It's a good product, should have been named ****pit refresh instead of cleaner, so a tad misleading imo.


----------



## turbosnoop (Apr 14, 2015)

I have this product at home but in a normal spray bottle. I'm assuming we've all smelt the same fragrance. I thought it was to aftershavey, if that's a word, I'd have preferred something like a fruity smell


----------



## SystemClenz (Oct 31, 2008)

Quite like the smell, but as I said it doesn't stay behind so pretty pointless, and probably better having a trigger rather than a button?


----------



## Guest (Nov 13, 2015)

Ultra Detail said:


> It's a good product, should have been named ****pit refresh instead of cleaner, so a tad misleading imo.

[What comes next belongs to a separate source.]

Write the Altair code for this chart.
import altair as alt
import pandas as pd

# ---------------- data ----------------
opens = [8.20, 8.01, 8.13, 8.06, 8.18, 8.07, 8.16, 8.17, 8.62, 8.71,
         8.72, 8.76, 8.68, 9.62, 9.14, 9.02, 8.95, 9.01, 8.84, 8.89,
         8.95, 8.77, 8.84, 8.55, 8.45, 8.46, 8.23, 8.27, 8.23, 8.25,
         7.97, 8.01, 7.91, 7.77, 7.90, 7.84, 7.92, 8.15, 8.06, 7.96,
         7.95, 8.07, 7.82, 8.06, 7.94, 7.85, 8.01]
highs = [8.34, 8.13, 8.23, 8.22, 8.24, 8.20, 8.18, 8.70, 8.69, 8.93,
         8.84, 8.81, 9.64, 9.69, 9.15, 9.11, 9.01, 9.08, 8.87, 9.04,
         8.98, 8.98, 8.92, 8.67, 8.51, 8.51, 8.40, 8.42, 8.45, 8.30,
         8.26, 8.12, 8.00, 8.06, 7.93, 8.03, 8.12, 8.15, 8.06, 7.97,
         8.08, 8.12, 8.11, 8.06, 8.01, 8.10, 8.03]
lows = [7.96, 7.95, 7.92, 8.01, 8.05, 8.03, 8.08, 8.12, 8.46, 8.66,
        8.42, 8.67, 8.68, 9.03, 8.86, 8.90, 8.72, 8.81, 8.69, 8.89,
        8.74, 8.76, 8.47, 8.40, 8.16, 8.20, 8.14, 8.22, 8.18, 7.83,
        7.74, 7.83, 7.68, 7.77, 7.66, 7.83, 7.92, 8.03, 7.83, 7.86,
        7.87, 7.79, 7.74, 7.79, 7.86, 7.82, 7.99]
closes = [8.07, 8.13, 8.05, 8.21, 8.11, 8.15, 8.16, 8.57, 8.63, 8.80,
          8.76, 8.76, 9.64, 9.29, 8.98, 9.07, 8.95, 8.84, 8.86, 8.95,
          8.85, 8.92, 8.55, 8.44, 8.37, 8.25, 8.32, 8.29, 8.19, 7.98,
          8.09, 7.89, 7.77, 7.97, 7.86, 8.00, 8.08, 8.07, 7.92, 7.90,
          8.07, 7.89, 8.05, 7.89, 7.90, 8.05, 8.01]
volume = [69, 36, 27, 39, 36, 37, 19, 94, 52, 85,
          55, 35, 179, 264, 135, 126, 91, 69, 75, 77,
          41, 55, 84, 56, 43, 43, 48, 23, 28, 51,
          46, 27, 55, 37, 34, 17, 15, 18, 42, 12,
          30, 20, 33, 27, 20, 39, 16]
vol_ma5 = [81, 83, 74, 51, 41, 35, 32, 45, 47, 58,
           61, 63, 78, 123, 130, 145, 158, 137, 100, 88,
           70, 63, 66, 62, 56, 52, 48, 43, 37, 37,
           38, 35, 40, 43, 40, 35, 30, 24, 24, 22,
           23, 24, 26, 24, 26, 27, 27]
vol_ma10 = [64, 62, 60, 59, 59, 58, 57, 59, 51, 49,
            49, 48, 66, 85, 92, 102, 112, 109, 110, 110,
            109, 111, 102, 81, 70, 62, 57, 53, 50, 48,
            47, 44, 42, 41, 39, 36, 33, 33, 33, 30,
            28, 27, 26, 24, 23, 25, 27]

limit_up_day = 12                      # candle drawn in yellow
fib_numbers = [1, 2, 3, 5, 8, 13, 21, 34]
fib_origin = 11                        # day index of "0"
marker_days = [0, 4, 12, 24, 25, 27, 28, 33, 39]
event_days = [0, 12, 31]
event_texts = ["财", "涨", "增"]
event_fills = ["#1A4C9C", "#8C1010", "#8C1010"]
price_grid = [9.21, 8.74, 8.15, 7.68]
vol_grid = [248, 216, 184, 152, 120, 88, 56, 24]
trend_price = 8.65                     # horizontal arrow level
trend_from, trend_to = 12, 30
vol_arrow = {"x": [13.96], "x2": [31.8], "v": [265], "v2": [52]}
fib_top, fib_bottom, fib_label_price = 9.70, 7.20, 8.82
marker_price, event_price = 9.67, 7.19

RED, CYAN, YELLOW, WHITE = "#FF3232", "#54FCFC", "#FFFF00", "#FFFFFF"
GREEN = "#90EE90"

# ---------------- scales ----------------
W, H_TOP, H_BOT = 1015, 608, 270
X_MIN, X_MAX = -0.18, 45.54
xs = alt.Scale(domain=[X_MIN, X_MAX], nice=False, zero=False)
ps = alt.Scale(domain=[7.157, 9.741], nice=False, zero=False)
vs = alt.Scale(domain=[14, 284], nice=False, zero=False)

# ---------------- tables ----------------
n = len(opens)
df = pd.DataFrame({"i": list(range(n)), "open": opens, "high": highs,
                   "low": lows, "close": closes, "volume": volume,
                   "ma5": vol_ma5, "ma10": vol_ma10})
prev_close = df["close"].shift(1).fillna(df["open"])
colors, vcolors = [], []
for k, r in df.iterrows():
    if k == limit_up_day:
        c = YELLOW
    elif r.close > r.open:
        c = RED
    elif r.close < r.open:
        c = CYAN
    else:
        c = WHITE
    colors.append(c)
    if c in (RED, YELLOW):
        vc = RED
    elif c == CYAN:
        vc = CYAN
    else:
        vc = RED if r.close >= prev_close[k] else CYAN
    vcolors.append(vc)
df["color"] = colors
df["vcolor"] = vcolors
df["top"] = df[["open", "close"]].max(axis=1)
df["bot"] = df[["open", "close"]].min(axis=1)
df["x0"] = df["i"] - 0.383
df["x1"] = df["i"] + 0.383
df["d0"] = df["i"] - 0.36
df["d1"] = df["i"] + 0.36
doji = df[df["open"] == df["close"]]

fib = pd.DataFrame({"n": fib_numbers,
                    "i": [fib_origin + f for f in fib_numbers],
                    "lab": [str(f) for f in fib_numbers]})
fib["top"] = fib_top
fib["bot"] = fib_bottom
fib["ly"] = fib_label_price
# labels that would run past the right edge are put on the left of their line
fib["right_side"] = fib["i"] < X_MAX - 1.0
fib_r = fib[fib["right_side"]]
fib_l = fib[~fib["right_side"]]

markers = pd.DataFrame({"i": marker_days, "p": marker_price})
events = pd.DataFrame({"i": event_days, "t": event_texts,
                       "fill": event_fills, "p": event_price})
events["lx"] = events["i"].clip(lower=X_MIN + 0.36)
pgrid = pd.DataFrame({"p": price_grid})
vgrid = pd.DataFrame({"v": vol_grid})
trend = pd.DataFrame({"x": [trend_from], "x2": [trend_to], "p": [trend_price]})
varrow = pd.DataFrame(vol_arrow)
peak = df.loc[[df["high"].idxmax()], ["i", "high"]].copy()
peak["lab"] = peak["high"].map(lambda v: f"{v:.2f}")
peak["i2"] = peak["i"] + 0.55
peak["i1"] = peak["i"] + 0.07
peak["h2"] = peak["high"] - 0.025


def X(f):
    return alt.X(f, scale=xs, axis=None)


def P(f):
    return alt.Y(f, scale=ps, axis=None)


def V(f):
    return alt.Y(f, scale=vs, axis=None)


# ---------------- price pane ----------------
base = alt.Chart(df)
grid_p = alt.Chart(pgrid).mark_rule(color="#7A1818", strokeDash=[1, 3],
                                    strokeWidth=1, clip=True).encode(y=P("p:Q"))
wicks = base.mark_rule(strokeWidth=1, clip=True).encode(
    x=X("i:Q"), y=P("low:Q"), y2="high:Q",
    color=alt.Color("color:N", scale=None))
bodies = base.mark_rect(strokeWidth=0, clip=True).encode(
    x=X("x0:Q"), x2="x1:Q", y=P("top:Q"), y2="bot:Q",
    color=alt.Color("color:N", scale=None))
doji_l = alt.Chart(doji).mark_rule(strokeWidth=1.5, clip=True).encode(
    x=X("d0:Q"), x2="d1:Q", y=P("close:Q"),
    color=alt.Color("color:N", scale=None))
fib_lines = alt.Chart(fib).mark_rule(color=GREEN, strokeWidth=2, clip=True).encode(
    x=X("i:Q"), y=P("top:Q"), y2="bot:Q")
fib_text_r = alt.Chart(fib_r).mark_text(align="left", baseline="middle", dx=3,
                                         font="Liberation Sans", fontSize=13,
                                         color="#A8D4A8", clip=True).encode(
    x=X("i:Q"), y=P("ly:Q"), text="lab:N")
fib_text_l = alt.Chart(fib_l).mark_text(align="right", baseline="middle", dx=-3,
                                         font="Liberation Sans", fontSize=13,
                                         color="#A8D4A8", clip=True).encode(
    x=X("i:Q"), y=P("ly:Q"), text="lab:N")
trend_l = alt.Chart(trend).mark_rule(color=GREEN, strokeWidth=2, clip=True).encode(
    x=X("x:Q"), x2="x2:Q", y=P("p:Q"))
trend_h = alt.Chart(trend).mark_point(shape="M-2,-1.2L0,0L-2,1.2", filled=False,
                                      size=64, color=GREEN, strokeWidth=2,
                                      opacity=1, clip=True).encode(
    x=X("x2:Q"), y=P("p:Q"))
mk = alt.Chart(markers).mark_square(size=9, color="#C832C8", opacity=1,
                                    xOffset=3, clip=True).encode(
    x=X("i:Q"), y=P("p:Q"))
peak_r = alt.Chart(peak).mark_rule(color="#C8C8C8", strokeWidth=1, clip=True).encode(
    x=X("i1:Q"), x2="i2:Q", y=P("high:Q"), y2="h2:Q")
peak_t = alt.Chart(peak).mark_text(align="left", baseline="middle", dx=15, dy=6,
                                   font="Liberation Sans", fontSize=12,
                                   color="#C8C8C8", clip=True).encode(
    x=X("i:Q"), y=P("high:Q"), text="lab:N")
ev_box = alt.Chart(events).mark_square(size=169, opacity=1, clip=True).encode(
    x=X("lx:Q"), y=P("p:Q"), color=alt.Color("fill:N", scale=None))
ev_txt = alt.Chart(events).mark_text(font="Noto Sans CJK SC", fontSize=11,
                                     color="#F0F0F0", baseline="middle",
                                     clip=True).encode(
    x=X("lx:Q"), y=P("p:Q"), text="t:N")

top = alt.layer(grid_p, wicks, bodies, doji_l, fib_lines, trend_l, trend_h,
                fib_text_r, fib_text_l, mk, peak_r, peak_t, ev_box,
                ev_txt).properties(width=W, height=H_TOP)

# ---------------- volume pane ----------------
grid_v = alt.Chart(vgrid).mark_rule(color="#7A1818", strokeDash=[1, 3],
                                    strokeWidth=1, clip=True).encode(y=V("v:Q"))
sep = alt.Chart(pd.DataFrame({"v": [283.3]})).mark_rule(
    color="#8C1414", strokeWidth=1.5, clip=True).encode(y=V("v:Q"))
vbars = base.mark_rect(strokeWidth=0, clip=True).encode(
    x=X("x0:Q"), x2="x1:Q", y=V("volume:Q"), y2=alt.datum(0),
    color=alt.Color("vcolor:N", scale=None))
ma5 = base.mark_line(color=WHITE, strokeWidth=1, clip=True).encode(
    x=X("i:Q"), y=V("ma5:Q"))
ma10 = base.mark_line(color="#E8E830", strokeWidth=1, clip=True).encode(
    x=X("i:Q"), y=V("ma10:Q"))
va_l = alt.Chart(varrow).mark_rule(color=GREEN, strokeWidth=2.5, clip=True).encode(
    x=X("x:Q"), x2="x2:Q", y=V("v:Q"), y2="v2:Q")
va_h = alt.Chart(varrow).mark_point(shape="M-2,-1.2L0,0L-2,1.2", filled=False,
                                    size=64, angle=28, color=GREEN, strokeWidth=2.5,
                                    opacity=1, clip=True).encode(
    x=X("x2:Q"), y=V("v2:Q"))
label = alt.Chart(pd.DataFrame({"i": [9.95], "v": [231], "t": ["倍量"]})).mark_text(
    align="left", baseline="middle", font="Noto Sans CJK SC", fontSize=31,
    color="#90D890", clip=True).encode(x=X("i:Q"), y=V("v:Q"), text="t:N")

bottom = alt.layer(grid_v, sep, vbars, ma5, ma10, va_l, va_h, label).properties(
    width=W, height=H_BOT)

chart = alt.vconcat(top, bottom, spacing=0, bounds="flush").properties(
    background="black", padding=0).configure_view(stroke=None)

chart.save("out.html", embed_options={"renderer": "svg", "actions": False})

Yes, I agree. Better suited to refreshing the dash, as you say, and not cleaning.


----------



## Guest (Nov 13, 2015)

By the way, Ultra Detail, did you see that recent post asking for a detailer in Kent? Thread started by *bazsm*


----------



## Ultra (Feb 25, 2006)

CleanMe said:


> By the way, Ultra Detail, did you see that recent post asking for a detailer in Kent? Thread started by *bazsm*


No, i only drop in for a quick browse, not bothered about anything else tbh.


----------



## timo10 (Nov 29, 2007)

*Sonax extreme ****pit cleaner*

First of all a big thanks to WHIZZER and CLEAN AND SHINY for the chance to try this and also gammachan 
First up a very nice well packaged product ,comes in a 300 ml bottle with a pump action top








So on to the trial car , having only just done my own car a day or so before I though I would give it the ultimate test on my work colleagues 3series we believe the last time the dash was clean was the late nineties !! After the removal of 20 or so coffee cups and a quick whip round with the hover it was time to give the SONAX a go these are the befores





























So time to attack it as per the instructions shake well , spay onto a clean micro fibre , wipe then allow to dry naturally, here's a 50/50 of the dash








It went on very easily and dried to a nice Matt finish also seamed to darken the dash slightly and looked impressive 
Next tried the door panel,







just wiping didn't do much so sprayed onto panel then agertated with a interior brush and wiped a lot better this is a 50/50








Then carried this though the rest of the interior. At this point I would say imo this is more of a gentle cleaner come dash dressing than a deep cleaner , I would use a normal apc and then use this on top , but I must say it was very easy to use and effective leaving a pleasant smell and a very nice Matt finish as for the anti static properties time will tell I will try to update on this in a week or two 
My colleague was over joyed with the result saying it never look or smelled better 
A few afters





























Overall I would say a good product perfect for a quick wipe over and good value for money as I used very little to good effect 
Thanks for reading Tim


----------



## Gleammachine (Sep 8, 2007)

*Sonax Xtreme ****pit cleaner-initial thoughts.*

Thank you to Sonax, Detailing World (John & Bill) and Clean & Shiny for kindly sending me the product to evaluate.

Initial findings were it appears and smells very boutique, a high end product.

The pump sprayer and bottle size appealed, because it was easy to carry about inside the car, a couple of light sprays onto the cloth were adequate and didn't use excess product, wiped over the surface and left to dry to a natural matt finish, basically as the car manufacturer intended with no build up of sheen.

I personally really loved the subtle scent it provides, but I just wished it remained that way, alas it was soon gone.

Also provided are anti static properties, further testing will be required for these findings on my everyday car.

Summary.

A lovely product that is simple to use on well maintained interiors or lightly soiled plastics, leaves a nice finish natural finish, fits nicely in your glovebox for regular maintenance and rivals the boutique brands at a quarter of the price. Adjust the scent to last a bit longer and it's a winner for me.


----------